→ TASK TO COMPLETE
Retype every line from the top of the entries down to the one with "import plotly.graph_objects as go", both included, and skip the pictures.

→ WORKING DATA
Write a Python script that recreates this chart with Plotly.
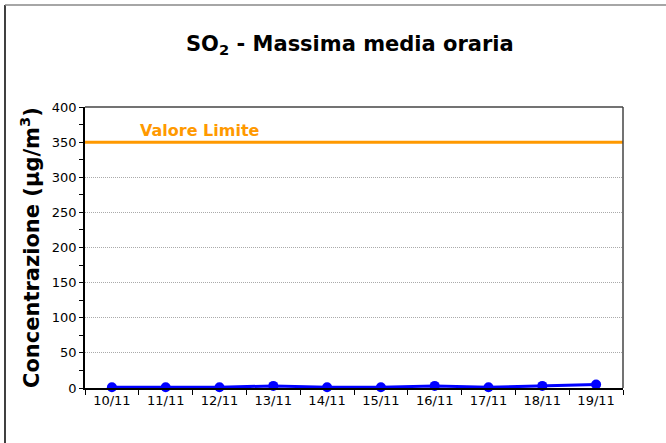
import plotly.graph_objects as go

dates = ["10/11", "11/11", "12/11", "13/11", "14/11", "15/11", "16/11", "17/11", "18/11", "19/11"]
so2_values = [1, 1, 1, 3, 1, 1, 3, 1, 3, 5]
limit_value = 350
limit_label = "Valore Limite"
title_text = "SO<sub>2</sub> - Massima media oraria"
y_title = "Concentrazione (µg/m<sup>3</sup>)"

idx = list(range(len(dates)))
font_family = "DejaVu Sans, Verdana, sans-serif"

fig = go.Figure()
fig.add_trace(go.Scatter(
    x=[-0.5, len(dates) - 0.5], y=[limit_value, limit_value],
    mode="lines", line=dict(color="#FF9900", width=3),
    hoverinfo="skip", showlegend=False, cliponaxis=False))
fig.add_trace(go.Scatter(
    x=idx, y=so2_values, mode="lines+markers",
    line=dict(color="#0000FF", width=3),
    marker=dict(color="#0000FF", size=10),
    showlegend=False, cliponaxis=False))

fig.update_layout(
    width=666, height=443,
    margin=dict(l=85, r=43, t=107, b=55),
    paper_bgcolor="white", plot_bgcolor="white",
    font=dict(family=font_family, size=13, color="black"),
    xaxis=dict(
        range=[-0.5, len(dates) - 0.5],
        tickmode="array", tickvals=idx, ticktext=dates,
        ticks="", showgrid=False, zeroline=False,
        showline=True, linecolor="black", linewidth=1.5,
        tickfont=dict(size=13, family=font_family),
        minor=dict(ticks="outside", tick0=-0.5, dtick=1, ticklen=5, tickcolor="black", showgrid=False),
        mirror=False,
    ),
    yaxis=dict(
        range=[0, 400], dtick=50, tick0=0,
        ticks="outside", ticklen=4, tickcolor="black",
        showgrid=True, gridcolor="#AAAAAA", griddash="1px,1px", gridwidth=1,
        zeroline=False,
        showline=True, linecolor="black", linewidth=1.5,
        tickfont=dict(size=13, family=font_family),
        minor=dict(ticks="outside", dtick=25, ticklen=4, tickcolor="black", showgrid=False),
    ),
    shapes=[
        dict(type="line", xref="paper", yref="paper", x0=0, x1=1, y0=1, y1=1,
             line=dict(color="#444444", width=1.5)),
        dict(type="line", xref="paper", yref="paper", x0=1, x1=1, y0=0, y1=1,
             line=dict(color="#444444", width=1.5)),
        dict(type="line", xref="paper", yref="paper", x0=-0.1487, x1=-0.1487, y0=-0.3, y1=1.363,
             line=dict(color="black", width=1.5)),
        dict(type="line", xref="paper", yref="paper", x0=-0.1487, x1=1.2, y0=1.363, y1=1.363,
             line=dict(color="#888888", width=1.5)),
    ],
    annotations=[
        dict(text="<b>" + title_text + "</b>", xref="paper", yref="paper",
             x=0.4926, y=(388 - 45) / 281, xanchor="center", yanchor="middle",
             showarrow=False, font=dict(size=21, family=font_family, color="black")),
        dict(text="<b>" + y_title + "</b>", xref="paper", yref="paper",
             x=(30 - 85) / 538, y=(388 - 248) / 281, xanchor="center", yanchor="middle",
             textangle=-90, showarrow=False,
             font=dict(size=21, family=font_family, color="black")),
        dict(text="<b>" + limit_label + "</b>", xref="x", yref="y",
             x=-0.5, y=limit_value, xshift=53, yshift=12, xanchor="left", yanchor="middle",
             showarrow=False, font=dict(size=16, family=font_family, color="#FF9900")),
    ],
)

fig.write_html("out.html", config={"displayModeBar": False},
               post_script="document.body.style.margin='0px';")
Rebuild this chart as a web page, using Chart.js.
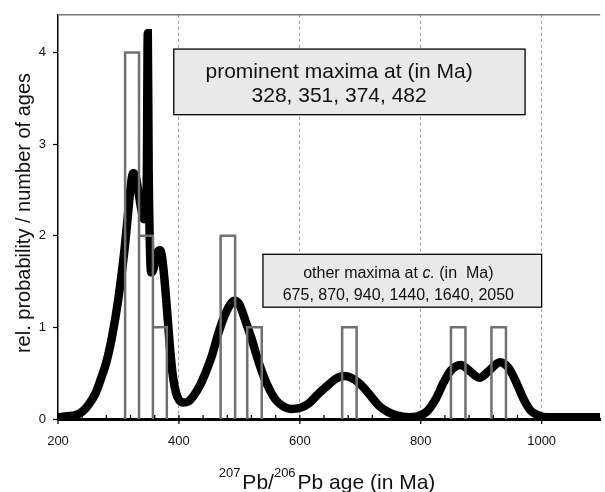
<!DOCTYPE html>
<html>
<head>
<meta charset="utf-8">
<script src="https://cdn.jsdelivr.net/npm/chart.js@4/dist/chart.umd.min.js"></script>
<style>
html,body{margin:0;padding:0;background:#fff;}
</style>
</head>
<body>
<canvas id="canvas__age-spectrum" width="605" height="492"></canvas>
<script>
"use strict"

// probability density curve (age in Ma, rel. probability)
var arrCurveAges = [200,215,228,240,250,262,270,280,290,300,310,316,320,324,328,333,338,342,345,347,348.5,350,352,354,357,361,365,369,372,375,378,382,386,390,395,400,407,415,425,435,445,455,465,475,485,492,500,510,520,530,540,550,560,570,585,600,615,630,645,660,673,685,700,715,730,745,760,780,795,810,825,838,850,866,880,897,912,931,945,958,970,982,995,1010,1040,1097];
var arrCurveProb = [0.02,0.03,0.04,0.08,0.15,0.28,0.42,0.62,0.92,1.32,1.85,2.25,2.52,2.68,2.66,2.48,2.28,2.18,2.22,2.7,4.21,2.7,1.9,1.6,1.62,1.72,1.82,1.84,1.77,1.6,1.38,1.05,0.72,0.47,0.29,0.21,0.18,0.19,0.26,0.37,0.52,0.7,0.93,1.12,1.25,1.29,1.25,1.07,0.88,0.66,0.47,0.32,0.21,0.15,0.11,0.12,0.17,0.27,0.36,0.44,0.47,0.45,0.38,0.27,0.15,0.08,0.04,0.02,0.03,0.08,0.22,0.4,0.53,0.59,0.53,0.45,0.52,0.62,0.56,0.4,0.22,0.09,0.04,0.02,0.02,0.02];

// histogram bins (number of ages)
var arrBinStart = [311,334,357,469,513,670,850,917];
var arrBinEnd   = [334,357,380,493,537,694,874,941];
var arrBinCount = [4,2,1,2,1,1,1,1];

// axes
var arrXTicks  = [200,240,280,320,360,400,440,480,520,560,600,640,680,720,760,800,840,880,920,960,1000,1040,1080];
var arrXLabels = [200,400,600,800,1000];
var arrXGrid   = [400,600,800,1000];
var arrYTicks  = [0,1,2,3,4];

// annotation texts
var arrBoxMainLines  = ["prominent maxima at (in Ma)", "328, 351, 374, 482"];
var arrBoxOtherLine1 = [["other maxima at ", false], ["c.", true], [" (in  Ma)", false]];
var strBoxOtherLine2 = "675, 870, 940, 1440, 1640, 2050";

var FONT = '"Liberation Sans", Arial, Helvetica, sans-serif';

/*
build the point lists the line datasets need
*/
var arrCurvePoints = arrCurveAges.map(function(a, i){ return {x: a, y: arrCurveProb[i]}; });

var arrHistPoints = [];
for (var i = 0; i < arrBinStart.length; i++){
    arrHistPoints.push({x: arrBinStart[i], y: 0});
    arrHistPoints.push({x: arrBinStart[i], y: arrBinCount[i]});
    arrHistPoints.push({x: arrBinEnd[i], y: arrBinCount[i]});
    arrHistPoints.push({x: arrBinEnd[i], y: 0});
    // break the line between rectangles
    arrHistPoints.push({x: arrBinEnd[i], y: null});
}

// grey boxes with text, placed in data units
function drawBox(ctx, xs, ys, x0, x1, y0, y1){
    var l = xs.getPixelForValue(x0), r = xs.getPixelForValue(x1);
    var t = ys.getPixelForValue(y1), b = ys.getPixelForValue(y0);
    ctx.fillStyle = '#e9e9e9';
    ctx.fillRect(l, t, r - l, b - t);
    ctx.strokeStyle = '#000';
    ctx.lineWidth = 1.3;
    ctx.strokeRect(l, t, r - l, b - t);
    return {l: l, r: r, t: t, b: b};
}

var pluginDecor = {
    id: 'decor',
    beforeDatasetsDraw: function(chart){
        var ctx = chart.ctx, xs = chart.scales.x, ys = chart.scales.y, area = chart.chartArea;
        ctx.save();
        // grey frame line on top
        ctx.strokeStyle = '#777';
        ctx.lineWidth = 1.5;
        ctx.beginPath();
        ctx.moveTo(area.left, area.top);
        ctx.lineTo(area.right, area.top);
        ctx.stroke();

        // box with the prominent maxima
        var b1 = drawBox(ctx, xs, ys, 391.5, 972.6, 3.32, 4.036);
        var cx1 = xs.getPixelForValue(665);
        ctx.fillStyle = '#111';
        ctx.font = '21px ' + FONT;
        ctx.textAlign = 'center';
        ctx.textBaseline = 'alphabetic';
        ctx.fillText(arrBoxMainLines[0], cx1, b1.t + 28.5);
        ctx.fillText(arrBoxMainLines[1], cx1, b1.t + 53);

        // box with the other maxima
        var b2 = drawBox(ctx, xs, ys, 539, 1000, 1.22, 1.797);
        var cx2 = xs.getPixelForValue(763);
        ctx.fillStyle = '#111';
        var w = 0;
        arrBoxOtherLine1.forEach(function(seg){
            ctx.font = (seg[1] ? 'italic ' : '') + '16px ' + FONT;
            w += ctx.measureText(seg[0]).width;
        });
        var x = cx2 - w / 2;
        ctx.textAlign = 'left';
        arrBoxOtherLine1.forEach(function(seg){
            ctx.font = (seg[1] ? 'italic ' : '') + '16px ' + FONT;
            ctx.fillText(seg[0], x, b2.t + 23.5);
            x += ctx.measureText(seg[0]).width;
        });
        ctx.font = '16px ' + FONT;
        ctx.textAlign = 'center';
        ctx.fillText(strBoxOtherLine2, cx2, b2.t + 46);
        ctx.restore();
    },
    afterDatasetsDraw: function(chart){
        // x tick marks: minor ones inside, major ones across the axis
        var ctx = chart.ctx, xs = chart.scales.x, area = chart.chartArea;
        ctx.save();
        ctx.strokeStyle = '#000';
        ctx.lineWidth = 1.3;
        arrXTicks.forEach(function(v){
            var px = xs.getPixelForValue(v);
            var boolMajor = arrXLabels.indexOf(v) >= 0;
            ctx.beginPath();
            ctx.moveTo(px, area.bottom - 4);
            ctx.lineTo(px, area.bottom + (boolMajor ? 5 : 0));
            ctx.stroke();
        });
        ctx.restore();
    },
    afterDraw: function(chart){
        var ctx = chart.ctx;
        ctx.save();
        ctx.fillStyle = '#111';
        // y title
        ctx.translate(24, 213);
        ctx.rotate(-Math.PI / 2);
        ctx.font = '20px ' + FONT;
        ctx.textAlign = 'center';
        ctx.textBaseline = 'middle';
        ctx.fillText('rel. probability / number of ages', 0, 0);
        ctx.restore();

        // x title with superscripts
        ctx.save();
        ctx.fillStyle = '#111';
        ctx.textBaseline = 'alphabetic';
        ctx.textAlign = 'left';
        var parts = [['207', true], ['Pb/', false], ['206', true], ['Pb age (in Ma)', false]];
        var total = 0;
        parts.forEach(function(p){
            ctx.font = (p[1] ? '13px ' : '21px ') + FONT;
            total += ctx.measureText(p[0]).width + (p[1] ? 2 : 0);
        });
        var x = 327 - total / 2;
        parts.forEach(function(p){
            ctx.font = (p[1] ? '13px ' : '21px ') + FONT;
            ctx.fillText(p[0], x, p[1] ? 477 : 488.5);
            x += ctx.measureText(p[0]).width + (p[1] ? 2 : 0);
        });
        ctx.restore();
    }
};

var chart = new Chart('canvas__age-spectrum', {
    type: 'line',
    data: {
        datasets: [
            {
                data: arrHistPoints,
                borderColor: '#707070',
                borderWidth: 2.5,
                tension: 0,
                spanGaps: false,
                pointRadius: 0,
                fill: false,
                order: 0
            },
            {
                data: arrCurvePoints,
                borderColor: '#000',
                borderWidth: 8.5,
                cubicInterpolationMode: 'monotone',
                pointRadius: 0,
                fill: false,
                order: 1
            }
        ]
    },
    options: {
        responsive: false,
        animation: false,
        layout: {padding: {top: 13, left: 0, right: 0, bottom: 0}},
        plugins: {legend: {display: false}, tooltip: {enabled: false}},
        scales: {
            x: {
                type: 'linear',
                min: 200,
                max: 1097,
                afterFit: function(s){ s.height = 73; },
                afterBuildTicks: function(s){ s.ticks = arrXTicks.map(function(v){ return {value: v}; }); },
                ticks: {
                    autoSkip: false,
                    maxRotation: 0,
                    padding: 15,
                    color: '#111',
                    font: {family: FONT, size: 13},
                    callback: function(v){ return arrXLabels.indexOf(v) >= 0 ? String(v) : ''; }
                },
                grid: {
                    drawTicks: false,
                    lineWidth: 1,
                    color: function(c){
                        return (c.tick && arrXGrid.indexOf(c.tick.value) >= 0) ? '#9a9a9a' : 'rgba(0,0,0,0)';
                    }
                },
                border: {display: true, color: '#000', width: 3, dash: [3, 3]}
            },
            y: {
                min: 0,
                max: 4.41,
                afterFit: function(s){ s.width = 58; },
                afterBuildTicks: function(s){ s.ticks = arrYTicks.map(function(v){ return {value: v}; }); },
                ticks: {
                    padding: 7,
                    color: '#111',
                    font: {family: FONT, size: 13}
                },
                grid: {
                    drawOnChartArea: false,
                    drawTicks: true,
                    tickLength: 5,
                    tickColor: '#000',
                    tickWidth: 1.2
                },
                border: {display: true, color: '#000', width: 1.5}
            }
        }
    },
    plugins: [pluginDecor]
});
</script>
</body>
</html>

→ ANSWER IN FULL
Write a Python script that recreates this chart with Plotly.
import plotly.graph_objects as go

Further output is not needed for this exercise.